*dinleme önerisi: fatih erkoç-afedersin
Aşk, bazen en derin köşelerimize ışık tutarken, bazen de en büyük korkularımıza yol açar. Kalp, ne kadar direnirse dirensin, bir şekilde teslim olmayı kabul eder. Aşık olmak, karanlık gecelerde umutla karışmış bir hüzünle uyanmaktır. Duyguların derinliklerine inmek, karmaşık bir yolculuk olabilir; ama zaman, bu duyguyu unutmayı başaramaz. Çünkü duygular, mantığın peşinden gitmeyen bir yolculuktur; Onlarda mantık aramak, dünyanın en mantıksız eylemidir. Bir kalıba sığdırmak, anlamaya çalışmak sadece bu yolu daha da karmaşık hale getirir.
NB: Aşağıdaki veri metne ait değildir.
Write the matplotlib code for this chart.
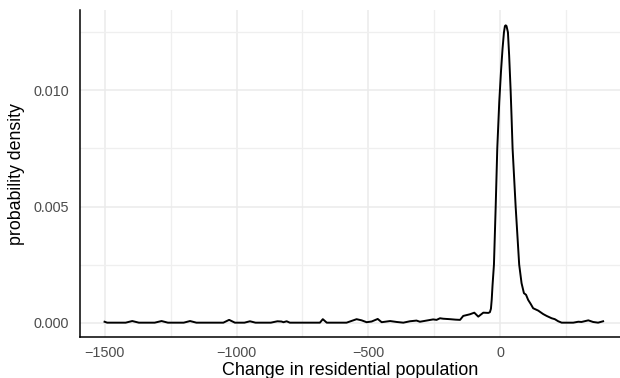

İki insan, iki farklı dünyadır. Aynı yolu, farklı hızlarla ve farklı şekillerde yürürler. Bazen hızlı adımlar atılır, heyecanla ard arda bir sürü nefes alınır ; bazen ise temkinle ilerlenir yavaş ama derin bir nefes alınır. Biri duygusal bir sıcaklık arar; bir söz, bir dokunuş, bir baş okşamasıyla içinin ısınmasını ister. Diğeriyse her şeyin mantıklı olmasını, her eylemin bir anlam taşımasını bekler. Birine göre bir duygu fırtınası, diğerine göre sessiz bir rıhtım olabilir. Bu mesafe, zaman zaman büyük bir uçurum gibi hissettirebilir ancak aynı yolu farklı şekillerde yürümek, yanlış değildir. Önemli olan, nerede, nasıl ve ne zaman yolların bir araya geleceğidir. İki ayrı dünyadan 'biz dünyasına' geçebilmektir.
Bazen kelimelere dökülemeyen anlarda en güçlü şekilde hissedilebilir. Dilin değil eylemlerin ardında gizli olabilir. Saklambaç oynayan bir çocuk gibi, bulunmayı bekleyerek saklanabilir. Ancak bir noktada kelimelerin suskunluğu, ruhu yalnız bırakır. Sürekli ebe olan diğer çocuğun siniriyle, yalnızlıkta kaybolabilir. Tam da burada, "Seni seviyorum" demek, en derin korkuları, en büyük yalnızlıkları içinde barındıran bir ruhu sarmalayabilir.
Benim için aşk, kalpteki yangının en derin köşelerine ulaşmakla ilgilidir. O yangın, insanın içinde büyüyen bir tutkudur. Bazen bir alev gibi yükselir, bazen ise bir kıvılcım gibi ısındırır. Aşık olmak, o yangını görmekle değil, ona dokunabilmekle ilgilidir. İçinde kaybolmamak, o yangını birlikte hissetmektir. Çünkü aslında, aşk bir tamamlanma değil, iki eksikliğin bir araya gelmesidir. İki yarımın, bir bütün olmak için birbirini kabul etmesidir.